[Data listing]
>> Begin
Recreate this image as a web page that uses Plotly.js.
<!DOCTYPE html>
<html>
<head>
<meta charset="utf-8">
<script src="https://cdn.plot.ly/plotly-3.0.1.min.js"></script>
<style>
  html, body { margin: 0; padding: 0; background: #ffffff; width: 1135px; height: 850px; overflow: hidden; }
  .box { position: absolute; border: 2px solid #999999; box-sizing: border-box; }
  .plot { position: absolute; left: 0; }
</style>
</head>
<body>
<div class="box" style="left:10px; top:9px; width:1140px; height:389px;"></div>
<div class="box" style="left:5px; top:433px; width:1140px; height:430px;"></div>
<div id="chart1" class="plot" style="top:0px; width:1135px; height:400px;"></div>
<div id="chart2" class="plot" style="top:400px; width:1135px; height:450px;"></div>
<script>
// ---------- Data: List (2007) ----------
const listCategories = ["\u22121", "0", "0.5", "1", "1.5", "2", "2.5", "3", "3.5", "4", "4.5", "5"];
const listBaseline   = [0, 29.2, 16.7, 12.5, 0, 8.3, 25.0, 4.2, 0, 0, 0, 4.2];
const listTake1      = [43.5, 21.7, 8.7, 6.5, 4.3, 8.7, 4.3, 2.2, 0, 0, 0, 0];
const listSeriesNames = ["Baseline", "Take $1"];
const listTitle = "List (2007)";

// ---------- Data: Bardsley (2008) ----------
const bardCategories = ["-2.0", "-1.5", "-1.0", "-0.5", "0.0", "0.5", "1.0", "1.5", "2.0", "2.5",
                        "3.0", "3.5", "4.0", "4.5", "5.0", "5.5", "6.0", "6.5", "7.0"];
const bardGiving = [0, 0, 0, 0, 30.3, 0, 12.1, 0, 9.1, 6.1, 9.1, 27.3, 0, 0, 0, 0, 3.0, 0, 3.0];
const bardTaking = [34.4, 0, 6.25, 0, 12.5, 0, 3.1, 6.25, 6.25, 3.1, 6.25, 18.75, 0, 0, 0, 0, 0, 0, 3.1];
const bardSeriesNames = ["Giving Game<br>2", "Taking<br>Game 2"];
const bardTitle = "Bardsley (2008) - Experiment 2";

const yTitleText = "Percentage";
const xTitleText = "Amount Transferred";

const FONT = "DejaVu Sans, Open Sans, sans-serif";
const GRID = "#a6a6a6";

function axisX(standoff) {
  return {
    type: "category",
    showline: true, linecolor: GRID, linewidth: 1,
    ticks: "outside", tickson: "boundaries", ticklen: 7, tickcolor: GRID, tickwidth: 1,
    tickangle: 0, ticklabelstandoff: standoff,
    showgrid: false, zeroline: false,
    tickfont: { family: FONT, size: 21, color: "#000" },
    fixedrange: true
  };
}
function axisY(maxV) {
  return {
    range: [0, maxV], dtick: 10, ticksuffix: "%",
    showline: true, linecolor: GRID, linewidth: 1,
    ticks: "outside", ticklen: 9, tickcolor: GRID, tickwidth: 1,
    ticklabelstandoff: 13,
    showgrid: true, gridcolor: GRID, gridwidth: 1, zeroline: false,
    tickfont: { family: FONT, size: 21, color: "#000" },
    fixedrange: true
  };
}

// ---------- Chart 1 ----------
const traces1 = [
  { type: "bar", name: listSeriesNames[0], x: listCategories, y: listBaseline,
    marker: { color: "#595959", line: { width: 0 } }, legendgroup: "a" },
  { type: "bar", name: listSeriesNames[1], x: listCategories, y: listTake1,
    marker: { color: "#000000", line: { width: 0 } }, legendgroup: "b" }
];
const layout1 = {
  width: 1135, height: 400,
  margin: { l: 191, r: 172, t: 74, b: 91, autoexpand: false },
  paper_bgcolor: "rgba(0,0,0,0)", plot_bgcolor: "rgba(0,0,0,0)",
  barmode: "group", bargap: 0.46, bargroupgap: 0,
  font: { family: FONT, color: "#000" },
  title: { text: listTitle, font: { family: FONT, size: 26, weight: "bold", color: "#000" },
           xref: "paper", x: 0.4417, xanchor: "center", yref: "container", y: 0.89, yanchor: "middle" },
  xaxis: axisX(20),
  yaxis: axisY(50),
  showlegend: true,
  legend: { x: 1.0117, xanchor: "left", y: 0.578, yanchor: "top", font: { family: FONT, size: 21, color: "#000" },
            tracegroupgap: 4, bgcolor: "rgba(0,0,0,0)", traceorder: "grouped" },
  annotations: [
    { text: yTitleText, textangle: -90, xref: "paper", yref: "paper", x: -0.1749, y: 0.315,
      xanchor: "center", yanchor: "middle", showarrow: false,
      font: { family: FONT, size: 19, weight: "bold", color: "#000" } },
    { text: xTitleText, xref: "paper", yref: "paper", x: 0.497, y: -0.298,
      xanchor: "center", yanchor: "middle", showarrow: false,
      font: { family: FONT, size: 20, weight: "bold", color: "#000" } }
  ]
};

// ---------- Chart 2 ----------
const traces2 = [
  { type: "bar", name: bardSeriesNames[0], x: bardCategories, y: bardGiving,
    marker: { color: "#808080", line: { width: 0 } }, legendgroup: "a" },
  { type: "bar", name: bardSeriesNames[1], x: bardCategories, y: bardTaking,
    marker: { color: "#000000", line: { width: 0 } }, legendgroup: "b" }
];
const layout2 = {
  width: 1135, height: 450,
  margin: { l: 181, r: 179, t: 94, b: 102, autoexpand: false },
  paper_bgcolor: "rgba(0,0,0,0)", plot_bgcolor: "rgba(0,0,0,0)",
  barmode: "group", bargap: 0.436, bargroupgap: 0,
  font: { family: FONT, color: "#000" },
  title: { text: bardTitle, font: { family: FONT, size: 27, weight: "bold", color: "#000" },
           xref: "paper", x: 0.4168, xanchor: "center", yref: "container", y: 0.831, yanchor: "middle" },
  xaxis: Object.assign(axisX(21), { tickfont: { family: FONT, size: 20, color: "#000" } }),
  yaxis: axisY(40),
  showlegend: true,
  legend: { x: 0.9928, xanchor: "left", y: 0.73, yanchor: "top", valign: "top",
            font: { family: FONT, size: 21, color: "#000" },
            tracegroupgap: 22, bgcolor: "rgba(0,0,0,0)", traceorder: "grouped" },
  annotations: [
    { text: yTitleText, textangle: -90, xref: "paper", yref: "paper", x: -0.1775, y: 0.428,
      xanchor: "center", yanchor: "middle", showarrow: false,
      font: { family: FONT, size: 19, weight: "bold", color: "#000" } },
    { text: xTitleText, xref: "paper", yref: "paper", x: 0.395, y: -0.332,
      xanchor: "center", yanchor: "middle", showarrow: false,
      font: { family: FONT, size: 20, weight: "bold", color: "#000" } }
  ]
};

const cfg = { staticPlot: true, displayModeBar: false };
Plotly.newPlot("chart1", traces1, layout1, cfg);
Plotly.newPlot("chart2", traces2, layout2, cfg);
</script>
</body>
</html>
>> End
>> Begin
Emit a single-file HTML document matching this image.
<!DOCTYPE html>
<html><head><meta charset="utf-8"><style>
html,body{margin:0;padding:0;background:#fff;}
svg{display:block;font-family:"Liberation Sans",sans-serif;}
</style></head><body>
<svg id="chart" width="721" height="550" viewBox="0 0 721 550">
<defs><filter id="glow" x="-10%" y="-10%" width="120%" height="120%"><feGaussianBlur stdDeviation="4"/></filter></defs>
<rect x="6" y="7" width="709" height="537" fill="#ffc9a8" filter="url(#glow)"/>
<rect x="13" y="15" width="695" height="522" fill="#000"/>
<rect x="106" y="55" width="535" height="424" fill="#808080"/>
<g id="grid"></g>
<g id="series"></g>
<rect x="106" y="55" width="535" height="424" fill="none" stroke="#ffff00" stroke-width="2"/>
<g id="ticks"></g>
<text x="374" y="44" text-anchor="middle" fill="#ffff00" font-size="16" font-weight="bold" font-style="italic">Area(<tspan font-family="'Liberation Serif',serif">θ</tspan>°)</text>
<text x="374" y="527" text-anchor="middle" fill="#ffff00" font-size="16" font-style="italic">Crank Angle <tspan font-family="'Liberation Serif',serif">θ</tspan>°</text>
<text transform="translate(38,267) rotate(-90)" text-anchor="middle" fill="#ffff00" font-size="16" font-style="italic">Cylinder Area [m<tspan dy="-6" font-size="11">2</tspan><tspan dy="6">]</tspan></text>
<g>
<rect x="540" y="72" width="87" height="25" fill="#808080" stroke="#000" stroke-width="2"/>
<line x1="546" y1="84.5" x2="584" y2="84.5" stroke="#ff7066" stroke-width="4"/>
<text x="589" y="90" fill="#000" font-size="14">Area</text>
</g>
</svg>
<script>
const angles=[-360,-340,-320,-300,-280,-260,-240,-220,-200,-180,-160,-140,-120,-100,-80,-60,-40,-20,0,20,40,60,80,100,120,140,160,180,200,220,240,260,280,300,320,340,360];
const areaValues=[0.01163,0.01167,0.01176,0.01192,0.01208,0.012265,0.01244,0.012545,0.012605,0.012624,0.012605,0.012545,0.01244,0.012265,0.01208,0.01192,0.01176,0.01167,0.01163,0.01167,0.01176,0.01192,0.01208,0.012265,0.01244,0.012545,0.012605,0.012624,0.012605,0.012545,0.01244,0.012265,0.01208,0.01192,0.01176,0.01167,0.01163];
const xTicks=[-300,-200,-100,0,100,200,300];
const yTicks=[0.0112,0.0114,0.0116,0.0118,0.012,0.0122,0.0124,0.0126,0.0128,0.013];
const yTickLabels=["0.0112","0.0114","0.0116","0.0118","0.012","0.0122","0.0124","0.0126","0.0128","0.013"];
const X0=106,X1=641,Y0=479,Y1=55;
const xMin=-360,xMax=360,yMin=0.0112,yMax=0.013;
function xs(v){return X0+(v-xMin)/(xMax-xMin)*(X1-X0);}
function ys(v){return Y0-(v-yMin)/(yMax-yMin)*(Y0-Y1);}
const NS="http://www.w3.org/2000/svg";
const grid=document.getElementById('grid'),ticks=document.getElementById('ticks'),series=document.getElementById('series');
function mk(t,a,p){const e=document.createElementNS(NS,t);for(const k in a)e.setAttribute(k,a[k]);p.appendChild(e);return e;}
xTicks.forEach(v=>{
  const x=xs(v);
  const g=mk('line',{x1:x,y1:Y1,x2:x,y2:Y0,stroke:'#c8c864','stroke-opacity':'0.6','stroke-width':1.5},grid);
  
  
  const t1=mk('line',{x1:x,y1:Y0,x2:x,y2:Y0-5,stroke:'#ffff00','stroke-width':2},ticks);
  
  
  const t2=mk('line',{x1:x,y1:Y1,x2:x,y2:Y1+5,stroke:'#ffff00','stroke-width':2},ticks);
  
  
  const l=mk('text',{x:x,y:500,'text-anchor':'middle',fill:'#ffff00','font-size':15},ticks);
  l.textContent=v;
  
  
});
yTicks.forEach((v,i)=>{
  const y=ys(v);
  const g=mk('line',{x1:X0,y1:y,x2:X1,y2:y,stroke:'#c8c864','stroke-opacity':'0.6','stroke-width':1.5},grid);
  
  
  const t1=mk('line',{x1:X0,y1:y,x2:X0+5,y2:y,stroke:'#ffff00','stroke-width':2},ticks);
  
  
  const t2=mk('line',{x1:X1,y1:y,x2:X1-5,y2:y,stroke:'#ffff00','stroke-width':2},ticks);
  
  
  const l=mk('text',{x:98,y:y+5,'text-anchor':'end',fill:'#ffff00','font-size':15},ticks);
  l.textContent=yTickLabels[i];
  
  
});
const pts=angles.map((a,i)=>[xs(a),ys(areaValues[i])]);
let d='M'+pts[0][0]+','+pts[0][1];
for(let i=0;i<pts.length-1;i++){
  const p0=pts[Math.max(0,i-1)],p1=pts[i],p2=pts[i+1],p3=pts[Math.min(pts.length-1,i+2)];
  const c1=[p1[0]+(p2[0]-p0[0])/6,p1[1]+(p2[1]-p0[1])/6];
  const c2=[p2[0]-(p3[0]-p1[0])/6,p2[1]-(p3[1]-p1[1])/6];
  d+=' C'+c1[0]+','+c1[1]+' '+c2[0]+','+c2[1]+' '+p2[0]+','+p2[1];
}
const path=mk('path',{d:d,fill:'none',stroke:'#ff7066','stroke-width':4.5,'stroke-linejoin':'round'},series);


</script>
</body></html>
>> End
>> Begin
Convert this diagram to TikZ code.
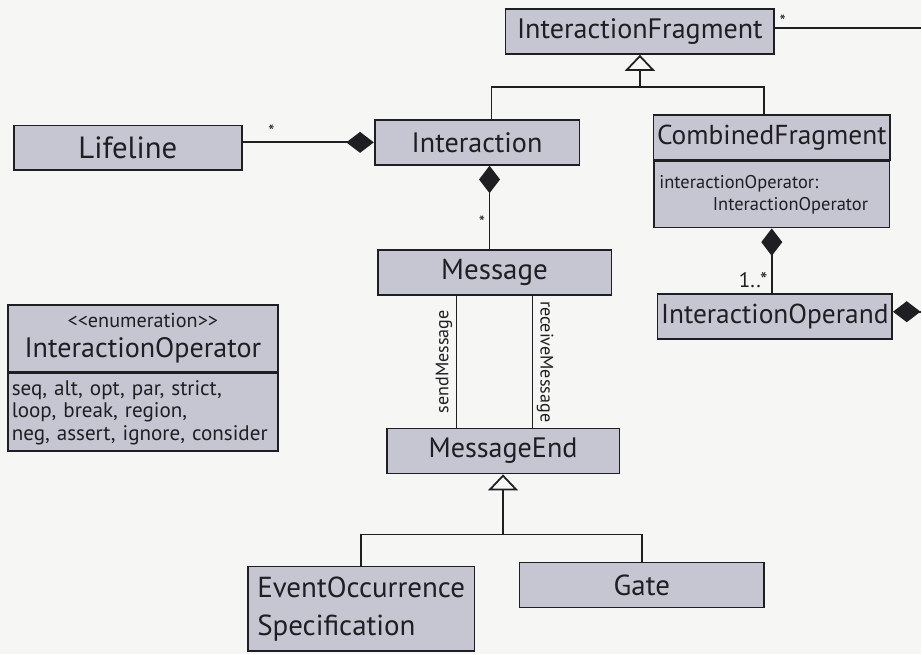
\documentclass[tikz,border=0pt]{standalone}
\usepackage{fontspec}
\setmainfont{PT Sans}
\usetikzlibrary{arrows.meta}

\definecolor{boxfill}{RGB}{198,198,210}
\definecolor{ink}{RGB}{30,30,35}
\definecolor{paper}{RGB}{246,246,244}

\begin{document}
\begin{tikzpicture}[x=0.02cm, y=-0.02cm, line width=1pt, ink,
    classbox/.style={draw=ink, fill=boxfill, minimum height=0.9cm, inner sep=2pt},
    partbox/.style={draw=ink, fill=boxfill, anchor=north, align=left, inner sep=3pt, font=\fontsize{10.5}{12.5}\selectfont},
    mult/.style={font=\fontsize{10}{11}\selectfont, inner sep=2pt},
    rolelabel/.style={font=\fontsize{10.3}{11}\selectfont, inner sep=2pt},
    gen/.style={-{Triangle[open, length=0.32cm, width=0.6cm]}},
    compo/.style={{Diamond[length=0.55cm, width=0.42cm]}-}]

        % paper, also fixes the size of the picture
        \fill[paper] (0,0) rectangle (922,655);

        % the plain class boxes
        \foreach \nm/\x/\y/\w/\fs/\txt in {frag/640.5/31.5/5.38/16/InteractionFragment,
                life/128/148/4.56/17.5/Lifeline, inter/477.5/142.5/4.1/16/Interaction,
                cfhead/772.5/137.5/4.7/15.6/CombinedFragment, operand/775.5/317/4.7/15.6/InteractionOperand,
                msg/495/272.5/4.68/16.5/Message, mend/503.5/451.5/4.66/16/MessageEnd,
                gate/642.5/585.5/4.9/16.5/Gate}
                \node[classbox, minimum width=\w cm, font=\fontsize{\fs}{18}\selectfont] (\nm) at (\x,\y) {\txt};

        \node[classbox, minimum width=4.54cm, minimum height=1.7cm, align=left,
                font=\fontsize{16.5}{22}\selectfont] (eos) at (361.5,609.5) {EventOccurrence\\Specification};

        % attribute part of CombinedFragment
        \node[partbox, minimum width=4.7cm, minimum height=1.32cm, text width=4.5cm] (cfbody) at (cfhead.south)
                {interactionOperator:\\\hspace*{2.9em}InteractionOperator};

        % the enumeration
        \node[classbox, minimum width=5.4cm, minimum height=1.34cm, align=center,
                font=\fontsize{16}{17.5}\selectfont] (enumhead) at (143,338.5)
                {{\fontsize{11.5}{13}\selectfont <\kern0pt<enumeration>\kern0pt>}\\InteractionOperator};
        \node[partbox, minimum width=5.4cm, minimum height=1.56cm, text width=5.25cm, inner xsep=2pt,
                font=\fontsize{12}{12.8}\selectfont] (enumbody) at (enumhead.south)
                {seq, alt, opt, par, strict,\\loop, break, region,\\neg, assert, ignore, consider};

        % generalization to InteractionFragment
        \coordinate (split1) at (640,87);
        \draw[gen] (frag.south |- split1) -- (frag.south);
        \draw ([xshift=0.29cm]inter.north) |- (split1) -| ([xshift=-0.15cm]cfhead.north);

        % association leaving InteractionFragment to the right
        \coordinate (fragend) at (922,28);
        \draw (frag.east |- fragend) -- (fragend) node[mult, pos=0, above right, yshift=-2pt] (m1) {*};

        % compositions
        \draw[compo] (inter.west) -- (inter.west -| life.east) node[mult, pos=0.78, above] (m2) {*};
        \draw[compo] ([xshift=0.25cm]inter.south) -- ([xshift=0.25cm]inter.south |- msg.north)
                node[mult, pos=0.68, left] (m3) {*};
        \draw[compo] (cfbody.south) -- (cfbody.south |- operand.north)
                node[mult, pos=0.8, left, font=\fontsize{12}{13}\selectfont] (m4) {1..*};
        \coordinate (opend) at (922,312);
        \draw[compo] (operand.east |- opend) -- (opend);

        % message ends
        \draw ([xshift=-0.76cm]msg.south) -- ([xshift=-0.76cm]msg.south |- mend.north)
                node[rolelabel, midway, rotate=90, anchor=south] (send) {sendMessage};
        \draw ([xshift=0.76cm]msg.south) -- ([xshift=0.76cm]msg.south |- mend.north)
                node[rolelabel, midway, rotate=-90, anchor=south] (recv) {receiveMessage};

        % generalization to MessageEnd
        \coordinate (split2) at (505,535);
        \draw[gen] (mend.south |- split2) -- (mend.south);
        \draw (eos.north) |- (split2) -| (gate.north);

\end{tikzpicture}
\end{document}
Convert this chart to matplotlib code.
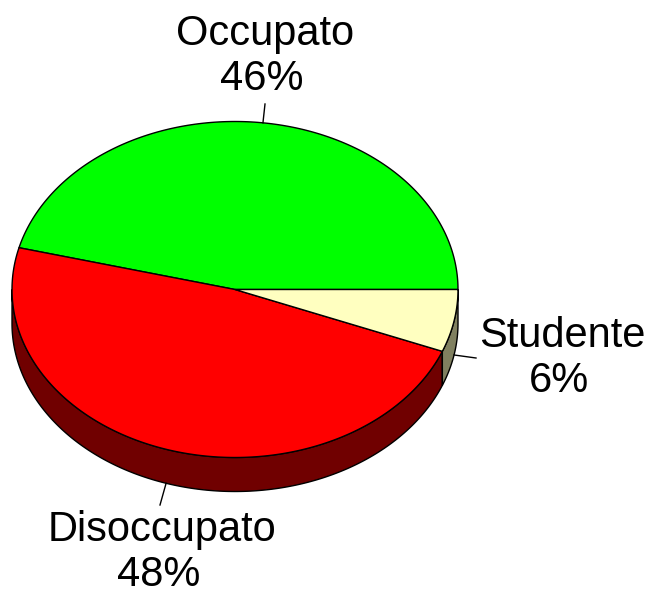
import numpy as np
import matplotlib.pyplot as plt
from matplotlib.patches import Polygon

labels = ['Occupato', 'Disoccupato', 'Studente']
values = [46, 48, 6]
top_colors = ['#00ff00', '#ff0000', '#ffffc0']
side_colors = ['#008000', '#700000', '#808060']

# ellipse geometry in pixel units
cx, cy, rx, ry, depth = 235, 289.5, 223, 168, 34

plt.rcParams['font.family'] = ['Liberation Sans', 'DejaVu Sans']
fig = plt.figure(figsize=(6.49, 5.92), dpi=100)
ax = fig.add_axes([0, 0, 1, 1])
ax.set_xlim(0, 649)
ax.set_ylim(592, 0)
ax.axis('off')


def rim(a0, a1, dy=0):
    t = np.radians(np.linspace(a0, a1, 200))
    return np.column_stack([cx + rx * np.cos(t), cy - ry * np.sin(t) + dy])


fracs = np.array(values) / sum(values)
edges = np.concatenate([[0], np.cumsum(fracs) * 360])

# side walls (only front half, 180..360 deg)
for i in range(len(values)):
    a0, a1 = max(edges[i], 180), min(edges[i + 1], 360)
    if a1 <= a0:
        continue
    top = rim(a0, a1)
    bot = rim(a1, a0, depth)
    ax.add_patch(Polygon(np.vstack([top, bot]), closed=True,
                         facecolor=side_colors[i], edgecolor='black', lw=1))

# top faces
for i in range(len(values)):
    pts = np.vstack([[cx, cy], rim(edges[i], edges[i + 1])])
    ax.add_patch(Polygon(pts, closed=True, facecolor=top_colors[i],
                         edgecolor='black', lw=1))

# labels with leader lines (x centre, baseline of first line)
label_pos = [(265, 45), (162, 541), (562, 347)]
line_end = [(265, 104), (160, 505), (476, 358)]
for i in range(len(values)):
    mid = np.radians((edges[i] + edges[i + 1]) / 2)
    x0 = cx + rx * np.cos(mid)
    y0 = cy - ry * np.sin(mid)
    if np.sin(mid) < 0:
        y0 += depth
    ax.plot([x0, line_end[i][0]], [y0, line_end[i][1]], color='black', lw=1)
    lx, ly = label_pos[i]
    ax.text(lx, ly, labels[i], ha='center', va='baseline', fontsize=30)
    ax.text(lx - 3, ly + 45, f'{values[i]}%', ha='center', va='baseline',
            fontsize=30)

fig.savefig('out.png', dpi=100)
>> End
**EXERCISE DIRECTIONS**
Up in the listing, locate the line with "Convert this diagram to TikZ code."; print it and every line after it down to the line with "(0,0) rectangle (922,655);", which is included too. Skip the pictures.

**WORKED ANSWER**
Convert this diagram to TikZ code.
\documentclass[tikz,border=0pt]{standalone}
\usepackage{fontspec}
\setmainfont{PT Sans}
\usetikzlibrary{arrows.meta}

\definecolor{boxfill}{RGB}{198,198,210}
\definecolor{ink}{RGB}{30,30,35}
\definecolor{paper}{RGB}{246,246,244}

\begin{document}
\begin{tikzpicture}[x=0.02cm, y=-0.02cm, line width=1pt, ink,
    classbox/.style={draw=ink, fill=boxfill, minimum height=0.9cm, inner sep=2pt},
    partbox/.style={draw=ink, fill=boxfill, anchor=north, align=left, inner sep=3pt, font=\fontsize{10.5}{12.5}\selectfont},
    mult/.style={font=\fontsize{10}{11}\selectfont, inner sep=2pt},
    rolelabel/.style={font=\fontsize{10.3}{11}\selectfont, inner sep=2pt},
    gen/.style={-{Triangle[open, length=0.32cm, width=0.6cm]}},
    compo/.style={{Diamond[length=0.55cm, width=0.42cm]}-}]

        % paper, also fixes the size of the picture
        \fill[paper] (0,0) rectangle (922,655);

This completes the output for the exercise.